Report on Military Personnel Issues before Congress

September 23, 2020 8:48 AM

The following is the Sept. 18, 2020 Congressional Research Service report, FY2020 National Defense Authorization Act: Selected Military Personnel Issues.

From the report

Each year, the National Defense Authorization Act (NDAA) provides authorization of appropriations for a range of Department of Defense (DOD) and national security programs and related activities. New or clarified defense policies, organizational reform, and directed reports to Congress are often included. For FY2020, the NDAA (P.L. 116-92) addresses or attempts to resolve high-profile military personnel issues. Some are required annual authorizations (e.g., end-strengths); some are updates or modifications to existing programs; and some are issues identified in certain military personnel programs.

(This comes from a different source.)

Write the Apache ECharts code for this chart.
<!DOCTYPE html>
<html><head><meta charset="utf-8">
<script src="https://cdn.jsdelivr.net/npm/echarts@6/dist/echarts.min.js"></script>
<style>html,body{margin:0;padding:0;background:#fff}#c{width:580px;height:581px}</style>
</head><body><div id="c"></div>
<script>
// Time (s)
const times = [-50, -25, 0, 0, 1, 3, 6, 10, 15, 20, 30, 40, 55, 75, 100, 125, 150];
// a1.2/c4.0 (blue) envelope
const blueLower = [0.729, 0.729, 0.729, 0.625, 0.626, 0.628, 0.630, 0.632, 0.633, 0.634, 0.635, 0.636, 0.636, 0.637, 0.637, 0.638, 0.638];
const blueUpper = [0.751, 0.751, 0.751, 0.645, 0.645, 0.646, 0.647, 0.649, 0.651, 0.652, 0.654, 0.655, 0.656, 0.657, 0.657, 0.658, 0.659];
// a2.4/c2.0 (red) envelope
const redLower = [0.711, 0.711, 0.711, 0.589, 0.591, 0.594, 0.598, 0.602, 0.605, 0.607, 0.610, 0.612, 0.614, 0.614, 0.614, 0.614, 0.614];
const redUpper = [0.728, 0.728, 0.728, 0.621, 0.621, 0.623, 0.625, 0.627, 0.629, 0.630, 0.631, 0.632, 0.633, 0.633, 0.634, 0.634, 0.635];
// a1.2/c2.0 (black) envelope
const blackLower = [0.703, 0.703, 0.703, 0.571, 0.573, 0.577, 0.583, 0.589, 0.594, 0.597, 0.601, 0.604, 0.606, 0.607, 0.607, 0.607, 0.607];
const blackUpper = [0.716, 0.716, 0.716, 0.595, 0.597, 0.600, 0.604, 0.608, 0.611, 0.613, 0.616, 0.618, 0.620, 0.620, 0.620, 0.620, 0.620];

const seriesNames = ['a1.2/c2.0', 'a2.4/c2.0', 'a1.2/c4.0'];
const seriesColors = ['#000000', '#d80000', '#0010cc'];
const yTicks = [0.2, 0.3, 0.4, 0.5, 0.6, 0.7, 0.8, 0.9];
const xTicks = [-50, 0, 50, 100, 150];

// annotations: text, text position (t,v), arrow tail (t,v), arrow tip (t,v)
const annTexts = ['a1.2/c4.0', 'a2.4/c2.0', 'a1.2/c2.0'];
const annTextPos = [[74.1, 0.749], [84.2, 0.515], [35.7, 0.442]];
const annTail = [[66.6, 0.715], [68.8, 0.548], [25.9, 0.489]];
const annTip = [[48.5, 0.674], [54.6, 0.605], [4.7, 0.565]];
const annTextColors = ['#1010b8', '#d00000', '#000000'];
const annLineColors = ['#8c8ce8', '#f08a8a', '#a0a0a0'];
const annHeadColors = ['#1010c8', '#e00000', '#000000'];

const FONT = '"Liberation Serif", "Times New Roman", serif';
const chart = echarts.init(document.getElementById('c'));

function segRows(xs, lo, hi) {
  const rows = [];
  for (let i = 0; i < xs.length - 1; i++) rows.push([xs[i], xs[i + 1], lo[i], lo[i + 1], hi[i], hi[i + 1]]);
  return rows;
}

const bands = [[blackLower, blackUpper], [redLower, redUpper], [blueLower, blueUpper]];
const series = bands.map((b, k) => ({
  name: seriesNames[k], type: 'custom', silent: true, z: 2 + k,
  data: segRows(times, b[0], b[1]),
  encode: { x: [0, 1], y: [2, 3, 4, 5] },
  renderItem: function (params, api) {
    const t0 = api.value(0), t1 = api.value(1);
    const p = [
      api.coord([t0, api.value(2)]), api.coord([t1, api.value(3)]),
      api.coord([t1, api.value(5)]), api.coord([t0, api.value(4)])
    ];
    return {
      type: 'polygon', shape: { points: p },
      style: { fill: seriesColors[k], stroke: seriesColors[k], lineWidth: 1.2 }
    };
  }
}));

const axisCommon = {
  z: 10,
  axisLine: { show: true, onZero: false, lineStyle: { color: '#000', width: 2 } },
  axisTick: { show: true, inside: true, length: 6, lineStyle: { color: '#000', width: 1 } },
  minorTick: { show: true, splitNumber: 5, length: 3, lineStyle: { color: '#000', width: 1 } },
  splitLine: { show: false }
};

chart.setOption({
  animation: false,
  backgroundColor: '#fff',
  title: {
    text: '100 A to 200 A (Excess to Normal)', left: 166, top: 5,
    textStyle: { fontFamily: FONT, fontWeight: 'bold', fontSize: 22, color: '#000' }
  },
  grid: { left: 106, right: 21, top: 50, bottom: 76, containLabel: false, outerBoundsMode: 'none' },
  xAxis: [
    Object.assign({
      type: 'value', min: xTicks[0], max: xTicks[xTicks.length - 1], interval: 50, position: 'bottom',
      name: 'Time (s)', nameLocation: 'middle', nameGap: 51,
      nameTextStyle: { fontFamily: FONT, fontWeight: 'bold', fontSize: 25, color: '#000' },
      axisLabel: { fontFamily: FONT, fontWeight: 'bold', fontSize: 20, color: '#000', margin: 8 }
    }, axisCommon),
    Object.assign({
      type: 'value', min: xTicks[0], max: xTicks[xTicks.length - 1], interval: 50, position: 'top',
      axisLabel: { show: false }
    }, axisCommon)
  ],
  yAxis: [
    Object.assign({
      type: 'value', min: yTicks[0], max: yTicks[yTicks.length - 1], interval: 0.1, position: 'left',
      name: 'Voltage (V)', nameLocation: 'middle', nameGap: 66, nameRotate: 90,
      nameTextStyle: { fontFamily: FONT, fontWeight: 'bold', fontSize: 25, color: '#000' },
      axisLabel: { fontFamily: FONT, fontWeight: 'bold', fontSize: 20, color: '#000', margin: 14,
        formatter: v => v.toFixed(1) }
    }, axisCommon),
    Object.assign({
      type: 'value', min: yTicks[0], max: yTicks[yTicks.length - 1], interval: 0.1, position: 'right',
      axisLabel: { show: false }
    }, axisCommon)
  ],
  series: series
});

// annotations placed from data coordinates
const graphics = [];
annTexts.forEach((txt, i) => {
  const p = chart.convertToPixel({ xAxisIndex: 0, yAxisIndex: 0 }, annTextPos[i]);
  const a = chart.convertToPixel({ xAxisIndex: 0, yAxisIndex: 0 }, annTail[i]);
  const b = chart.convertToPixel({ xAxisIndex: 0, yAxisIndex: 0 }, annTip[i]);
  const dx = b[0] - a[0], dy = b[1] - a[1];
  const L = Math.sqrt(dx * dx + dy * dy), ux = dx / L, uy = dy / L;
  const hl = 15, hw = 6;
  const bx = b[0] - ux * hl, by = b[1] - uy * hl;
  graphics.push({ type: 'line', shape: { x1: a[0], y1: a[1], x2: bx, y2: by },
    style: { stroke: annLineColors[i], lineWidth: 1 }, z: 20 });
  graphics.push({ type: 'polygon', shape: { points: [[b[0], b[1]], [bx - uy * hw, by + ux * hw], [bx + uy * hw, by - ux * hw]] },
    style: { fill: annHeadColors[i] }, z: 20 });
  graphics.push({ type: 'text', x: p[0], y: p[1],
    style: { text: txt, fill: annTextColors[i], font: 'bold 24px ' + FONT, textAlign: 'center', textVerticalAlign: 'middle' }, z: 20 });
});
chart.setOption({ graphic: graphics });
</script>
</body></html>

In the FY2020 NDAA, Congress authorized end-strengths identical to the Administration’s FY2020 budget proposal. The authorized active duty end-strength increased by about 1% to 1,339,500. The authorized Selected Reserves end-strength decreased by about 2% to 807,800. A 3.1% increase in basic military pay took effect on January 1, 2020. This increase is identical to the Administration’s FY2020 budget proposal and equal to the automatic annual adjustment amount directed by statutory formula (37 U.S.C. §1009).

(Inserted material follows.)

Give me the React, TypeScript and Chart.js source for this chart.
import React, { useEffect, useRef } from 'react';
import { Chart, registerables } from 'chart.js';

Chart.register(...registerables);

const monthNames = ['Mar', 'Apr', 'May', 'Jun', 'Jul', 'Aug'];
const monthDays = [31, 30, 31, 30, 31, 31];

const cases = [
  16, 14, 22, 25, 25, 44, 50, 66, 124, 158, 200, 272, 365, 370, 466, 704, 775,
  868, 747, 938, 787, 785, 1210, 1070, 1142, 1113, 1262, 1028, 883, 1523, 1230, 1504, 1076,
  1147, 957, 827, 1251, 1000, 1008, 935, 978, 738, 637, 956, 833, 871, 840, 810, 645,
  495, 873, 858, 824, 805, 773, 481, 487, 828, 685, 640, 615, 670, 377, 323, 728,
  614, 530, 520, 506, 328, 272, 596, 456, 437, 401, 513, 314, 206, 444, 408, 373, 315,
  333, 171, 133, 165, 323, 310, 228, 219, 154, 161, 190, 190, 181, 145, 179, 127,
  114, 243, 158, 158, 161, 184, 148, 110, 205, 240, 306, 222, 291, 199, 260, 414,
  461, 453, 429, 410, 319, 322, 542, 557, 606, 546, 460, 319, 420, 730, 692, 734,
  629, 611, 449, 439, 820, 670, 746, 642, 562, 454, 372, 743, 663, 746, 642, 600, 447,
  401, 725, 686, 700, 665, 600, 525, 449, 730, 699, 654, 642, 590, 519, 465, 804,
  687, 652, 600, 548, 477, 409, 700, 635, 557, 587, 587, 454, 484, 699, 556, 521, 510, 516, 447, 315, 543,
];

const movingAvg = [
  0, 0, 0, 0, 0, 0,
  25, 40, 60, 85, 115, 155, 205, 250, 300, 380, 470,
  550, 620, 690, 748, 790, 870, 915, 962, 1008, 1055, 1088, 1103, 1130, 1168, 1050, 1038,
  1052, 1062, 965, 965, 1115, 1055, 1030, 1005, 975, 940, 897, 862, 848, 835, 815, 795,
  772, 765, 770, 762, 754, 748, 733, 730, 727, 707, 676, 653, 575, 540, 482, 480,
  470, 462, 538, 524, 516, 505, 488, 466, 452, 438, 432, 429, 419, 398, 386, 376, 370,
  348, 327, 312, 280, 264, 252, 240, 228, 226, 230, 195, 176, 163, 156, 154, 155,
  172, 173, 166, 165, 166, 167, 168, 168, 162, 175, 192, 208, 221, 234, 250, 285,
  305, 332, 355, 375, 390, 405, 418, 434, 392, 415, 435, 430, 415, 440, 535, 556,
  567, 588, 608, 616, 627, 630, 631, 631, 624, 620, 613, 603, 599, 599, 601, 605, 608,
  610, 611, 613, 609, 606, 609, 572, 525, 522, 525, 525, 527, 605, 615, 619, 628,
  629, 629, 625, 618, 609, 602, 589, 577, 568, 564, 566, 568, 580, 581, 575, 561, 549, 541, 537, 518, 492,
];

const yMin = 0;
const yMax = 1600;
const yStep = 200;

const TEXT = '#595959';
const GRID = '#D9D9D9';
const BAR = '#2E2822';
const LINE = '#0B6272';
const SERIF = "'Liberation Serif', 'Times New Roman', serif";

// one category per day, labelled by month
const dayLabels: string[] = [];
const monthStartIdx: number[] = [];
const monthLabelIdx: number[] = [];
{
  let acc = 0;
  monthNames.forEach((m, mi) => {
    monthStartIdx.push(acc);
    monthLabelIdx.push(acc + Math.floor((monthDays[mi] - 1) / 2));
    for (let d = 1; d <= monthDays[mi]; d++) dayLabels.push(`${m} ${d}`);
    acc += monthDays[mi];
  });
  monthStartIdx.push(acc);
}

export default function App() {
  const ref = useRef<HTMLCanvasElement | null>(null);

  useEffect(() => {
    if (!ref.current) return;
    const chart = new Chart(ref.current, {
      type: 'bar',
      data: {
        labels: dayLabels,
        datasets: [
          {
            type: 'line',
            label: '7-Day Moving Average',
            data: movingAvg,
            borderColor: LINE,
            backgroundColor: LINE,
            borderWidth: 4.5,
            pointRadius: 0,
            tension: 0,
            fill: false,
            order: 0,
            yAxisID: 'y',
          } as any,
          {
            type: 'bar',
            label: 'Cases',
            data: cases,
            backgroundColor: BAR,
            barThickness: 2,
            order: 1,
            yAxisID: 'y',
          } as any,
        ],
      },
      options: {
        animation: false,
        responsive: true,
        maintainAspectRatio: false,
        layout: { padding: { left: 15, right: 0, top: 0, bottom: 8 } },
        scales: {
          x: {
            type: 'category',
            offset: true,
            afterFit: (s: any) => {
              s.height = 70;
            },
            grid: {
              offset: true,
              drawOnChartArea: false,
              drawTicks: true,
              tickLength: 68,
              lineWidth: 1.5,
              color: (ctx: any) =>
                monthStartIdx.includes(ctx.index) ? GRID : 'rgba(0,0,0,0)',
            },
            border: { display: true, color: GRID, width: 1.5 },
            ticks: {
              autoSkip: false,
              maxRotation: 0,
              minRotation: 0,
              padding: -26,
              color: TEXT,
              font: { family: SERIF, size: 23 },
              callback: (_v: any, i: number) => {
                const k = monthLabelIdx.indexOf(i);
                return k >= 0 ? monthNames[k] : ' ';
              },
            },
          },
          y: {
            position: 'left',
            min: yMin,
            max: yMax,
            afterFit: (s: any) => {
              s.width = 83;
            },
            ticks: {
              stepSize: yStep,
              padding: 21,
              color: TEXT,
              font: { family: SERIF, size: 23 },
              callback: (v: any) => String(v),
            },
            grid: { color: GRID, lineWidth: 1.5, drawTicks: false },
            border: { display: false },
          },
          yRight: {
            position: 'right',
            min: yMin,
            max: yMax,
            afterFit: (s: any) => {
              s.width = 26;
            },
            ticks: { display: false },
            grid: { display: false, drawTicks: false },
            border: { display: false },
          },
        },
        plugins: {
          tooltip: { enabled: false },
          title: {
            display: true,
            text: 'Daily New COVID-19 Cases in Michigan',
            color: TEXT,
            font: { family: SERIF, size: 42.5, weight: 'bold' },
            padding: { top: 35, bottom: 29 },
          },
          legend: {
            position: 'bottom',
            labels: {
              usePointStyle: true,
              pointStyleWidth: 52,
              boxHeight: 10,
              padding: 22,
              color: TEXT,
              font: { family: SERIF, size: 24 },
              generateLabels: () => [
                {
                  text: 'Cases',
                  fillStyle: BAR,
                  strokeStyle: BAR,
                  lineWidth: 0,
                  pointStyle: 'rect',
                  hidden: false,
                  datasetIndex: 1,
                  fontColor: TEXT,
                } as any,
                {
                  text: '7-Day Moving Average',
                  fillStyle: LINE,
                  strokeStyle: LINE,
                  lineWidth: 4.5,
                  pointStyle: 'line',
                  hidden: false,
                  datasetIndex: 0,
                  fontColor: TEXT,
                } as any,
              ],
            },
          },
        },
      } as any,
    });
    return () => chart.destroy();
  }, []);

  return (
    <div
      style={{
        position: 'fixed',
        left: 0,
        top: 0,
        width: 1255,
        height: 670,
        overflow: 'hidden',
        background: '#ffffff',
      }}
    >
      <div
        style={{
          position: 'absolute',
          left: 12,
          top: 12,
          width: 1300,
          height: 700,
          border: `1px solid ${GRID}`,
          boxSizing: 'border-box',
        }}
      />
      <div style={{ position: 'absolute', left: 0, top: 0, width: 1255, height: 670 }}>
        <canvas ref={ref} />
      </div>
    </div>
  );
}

Congress also directed modifications to several existing personnel programs, including

  • extension of DOD Morale, Welfare, and Recreation (MWR) privileges to Foreign Service Officers on mandatory home leave;
  • repeal of the Survivor Benefit Plan (SBP) and Veterans Affairs’ Dependency and Indemnity Compensation (DIC) offset requirement (i.e., the widows’ tax);
  • modification of DOD workplace and command climate surveys to include questions relating to experiences with supremacist activity, extremist activity, or racism;
  • expansion of Special Victim Counsel services for victims of domestic violence;
  • prohibition of gender-segregated Marine Corps recruit training;
  • expansion of spouse employment and education programs, including reimbursement for relicensing costs associated with military relocations;
  • clarified roles and responsibilities for senior military medical leaders assigned to the Defense Health Agency or a service medical department; and
  • medical documentation and tracking requirements for servicemembers or family members exposed to certain environmental or occupational hazards (e.g., lead, open air burn pits, blast pressure).

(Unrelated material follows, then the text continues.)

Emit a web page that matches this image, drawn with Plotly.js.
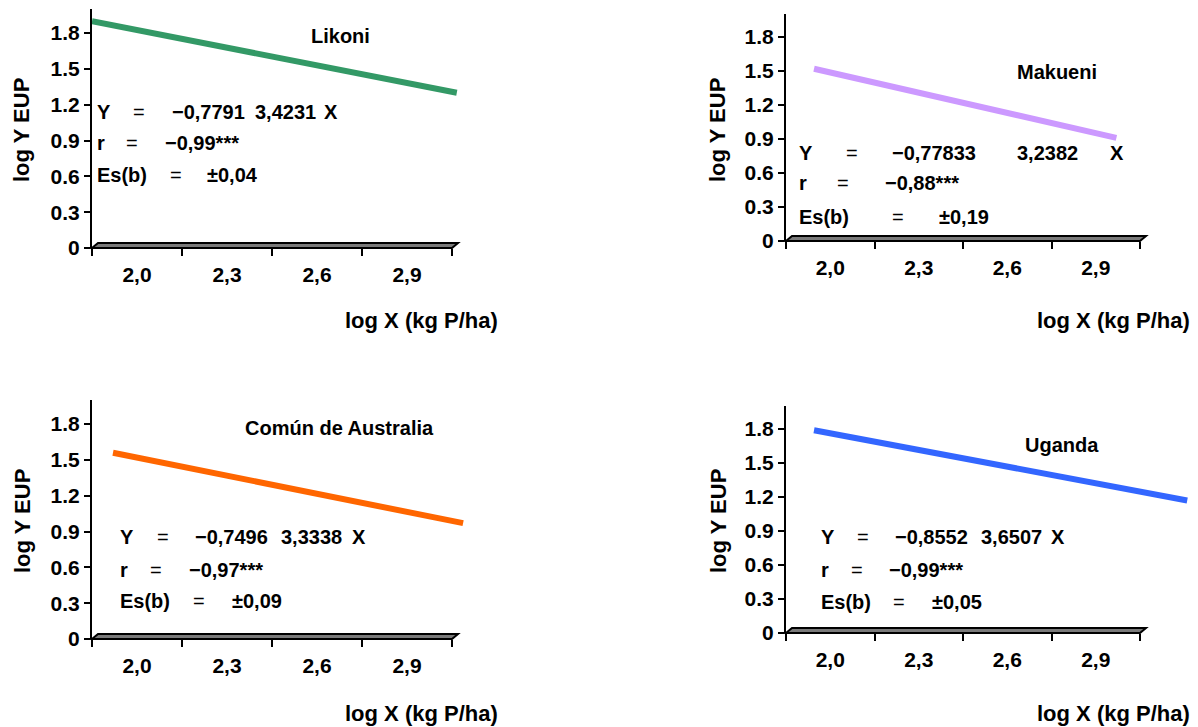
<!DOCTYPE html>
<html>
<head>
<meta charset="utf-8">
<script src="https://cdn.plot.ly/plotly-3.0.1.min.js"></script>
<style>html,body{margin:0;padding:0;background:#fff}#chart{width:1198px;height:727px}</style>
</head>
<body>
<div id="chart"></div>
<script>
// ---------- DATA ----------
const panelNames = ['Likoni', 'Makueni', 'Común de Australia', 'Uganda'];
const xTickVals = [2.0, 2.3, 2.6, 2.9];
const xTickText = ['2,0', '2,3', '2,6', '2,9'];
const xBounds = [1.85, 2.15, 2.45, 2.75, 3.05];
const yTickVals = [0, 0.3, 0.6, 0.9, 1.2, 1.5, 1.8];
const yTickText = ['0', '0.3', '0.6', '0.9', '1.2', '1.5', '1.8'];
const likoniX = [1.85, 3.066];
const likoniY = [1.90, 1.30];
const makueniX = [1.945, 2.97];
const makueniY = [1.52, 0.91];
const comunX = [1.92, 3.087];
const comunY = [1.56, 0.97];
const ugandaX = [1.945, 3.21];
const ugandaY = [1.79, 1.17];
const eqIntercept = ['−0,7791', '−0,77833', '−0,7496', '−0,8552'];
const eqSlope = ['3,4231', '3,2382', '3,3338', '3,6507'];
const rValues = ['−0,99***', '−0,88***', '−0,97***', '−0,99***'];
const esValues = ['±0,04', '±0,19', '±0,09', '±0,05'];
const xTitle = 'log X (kg P/ha)';
const yTitle = 'log Y EUP';

// ---------- STYLE / LAYOUT ----------
const W = 1198, H = 727;
const px = v => v / W;
const py = v => 1 - v / H;
const FONT = 'Liberation Sans, Arial, sans-serif';
const colors = ['#339966', '#cc99ff', '#ff6600', '#3366ff'];
const lineXs = [likoniX, makueniX, comunX, ugandaX];
const lineYs = [likoniY, makueniY, comunY, ugandaY];
const geom = [
  {x0: 92,  zeroY: 248, pxX: 300, pxY: 119.4},
  {x0: 786, zeroY: 241, pxX: 295, pxY: 113.3},
  {x0: 92,  zeroY: 639, pxX: 300, pxY: 119.4},
  {x0: 786, zeroY: 633, pxX: 295, pxY: 113.3}
];
const yMax = 2.0;
const textPos = [
  {title: [341, 36], Y: [95, 112], eqY: 139, inter: 170, slope: 253, X: 322,
   r: [95, 143], eqR: 132, rv: 163, es: [95, 175], eqE: 176, ev: 205, xt: [421, 320], yt: [22, 130], xEnd: 690},
  {title: [1057, 72], Y: [797, 153], eqY: 852, inter: 890, slope: 1015, X: 1108,
   r: [797, 183], eqR: 843, rv: 883, es: [797, 217], eqE: 898, ev: 937, xt: [1113, 321], yt: [718, 130], xEnd: 1196},
  {title: [340, 428], Y: [118, 537], eqY: 163, inter: 193, slope: 279, X: 350,
   r: [118, 570], eqR: 156, rv: 187, es: [118, 601], eqE: 199, ev: 230, xt: [421, 713], yt: [22, 521], xEnd: 690},
  {title: [1062, 445], Y: [819, 537], eqY: 863, inter: 893, slope: 979, X: 1049,
   r: [819, 570], eqR: 857, rv: 887, es: [819, 602], eqE: 899, ev: 930, xt: [1113, 713], yt: [718, 521], xEnd: 1196}
];

const traces = [];
const layout = {
  width: W, height: H,
  margin: {l: 0, r: 0, t: 0, b: 0},
  paper_bgcolor: '#fff', plot_bgcolor: 'rgba(0,0,0,0)',
  showlegend: false,
  font: {family: FONT, color: '#000'},
  annotations: [], shapes: []
};

function ann(text, x, y, xanchor, size, bold, extra) {
  return Object.assign({
    text: text, xref: 'paper', yref: 'paper', x: px(x), y: py(y),
    xanchor: xanchor, yanchor: 'middle', showarrow: false,
    font: {family: FONT, size: size, color: '#000', weight: bold ? 700 : 400}
  }, extra || {});
}

for (let i = 0; i < 4; i++) {
  const g = geom[i];
  const t = textPos[i];
  const k = i + 1;
  const s = k === 1 ? '' : String(k);
  const xEndPx = g.x0 + (xBounds[4] - xBounds[0]) * g.pxX;
  const yTopPx = g.zeroY - yMax * g.pxY;
  const tickFont = {family: FONT, size: 21, color: '#000', weight: 700};

  layout['yaxis' + s] = {
    anchor: 'x' + s, domain: [py(g.zeroY), py(yTopPx)], range: [0, yMax],
    tickvals: yTickVals, ticktext: yTickText,
    ticks: 'outside', ticklen: 6, tickwidth: 2, tickcolor: '#000',
    showline: true, linewidth: 2, linecolor: '#000',
    showgrid: false, zeroline: false, tickfont: tickFont, fixedrange: true
  };
  layout['xaxis' + s] = {
    anchor: 'y' + s, domain: [px(g.x0), px(t.xEnd)],
    range: [xBounds[0], xBounds[0] + (t.xEnd - g.x0) / g.pxX],
    tickvals: xTickVals, ticktext: xTickText, ticks: '',
    minor: {tickmode: 'array', tickvals: xBounds, ticks: 'outside', ticklen: 7, tickwidth: 2, tickcolor: '#000', showgrid: false},
    showline: false, showgrid: false, zeroline: false,
    tickfont: tickFont, ticklabelstandoff: 12, fixedrange: true
  };

  traces.push({
    type: 'scatter', mode: 'lines',
    x: lineXs[i], y: lineYs[i],
    xaxis: 'x' + s, yaxis: 'y' + s,
    line: {color: colors[i], width: 6},
    hoverinfo: 'skip'
  });

  // 3D floor at y = 0
  const d = 6, h = 5;
  const b = g.zeroY;
  const path = 'M' + px(g.x0) + ',' + py(b) +
               ' L' + px(g.x0 + d) + ',' + py(b - h) +
               ' L' + px(xEndPx + d) + ',' + py(b - h) +
               ' L' + px(xEndPx) + ',' + py(b) + ' Z';
  layout.shapes.push({type: 'path', xref: 'paper', yref: 'paper', path: path,
    fillcolor: '#7a7a7a', line: {color: '#000', width: 2}, layer: 'above'});

  layout.annotations.push(ann(panelNames[i], t.title[0], t.title[1], 'center', 20, true));
  layout.annotations.push(ann('Y', t.Y[0], t.Y[1], 'left', 20, true));
  layout.annotations.push(ann('=', t.eqY, t.Y[1], 'center', 20, false));
  layout.annotations.push(ann(eqIntercept[i], t.inter, t.Y[1], 'left', 20, true));
  layout.annotations.push(ann(eqSlope[i], t.slope, t.Y[1], 'left', 20, true));
  layout.annotations.push(ann('X', t.X, t.Y[1], 'left', 20, true));
  layout.annotations.push(ann('r', t.r[0], t.r[1], 'left', 20, true));
  layout.annotations.push(ann('=', t.eqR, t.r[1], 'center', 20, false));
  layout.annotations.push(ann(rValues[i], t.rv, t.r[1], 'left', 20, true));
  layout.annotations.push(ann('Es(b)', t.es[0], t.es[1], 'left', 20, true));
  layout.annotations.push(ann('=', t.eqE, t.es[1], 'center', 20, false));
  layout.annotations.push(ann(esValues[i], t.ev, t.es[1], 'left', 20, true));
  layout.annotations.push(ann(xTitle, t.xt[0], t.xt[1], 'center', 22, true));
  layout.annotations.push(ann(yTitle, t.yt[0], t.yt[1], 'center', 22, true, {textangle: -90}));
}

Plotly.newPlot('chart', traces, layout, {displayModeBar: false, staticPlot: true});
</script>
</body>
</html>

As part of the oversight process, several provisions address selected congressional items of interest, including

  • DOD review of service records of certain World War I veterans for potential eligibility for a posthumously awarded Medal of Honor;
  • a process for former servicemembers to appeal decisions issued by a Board of Correction of Military Records or a Discharge Review Board;
  • a feasibility study on the creation of a database to track domestic violence military protective orders and reporting to the National Instant Criminal Background Check System;
  • transparency on military medical malpractice, including the ability for servicemembers to file administrative claims against the United States; and
  • limitations on the reduction of military medical personnel.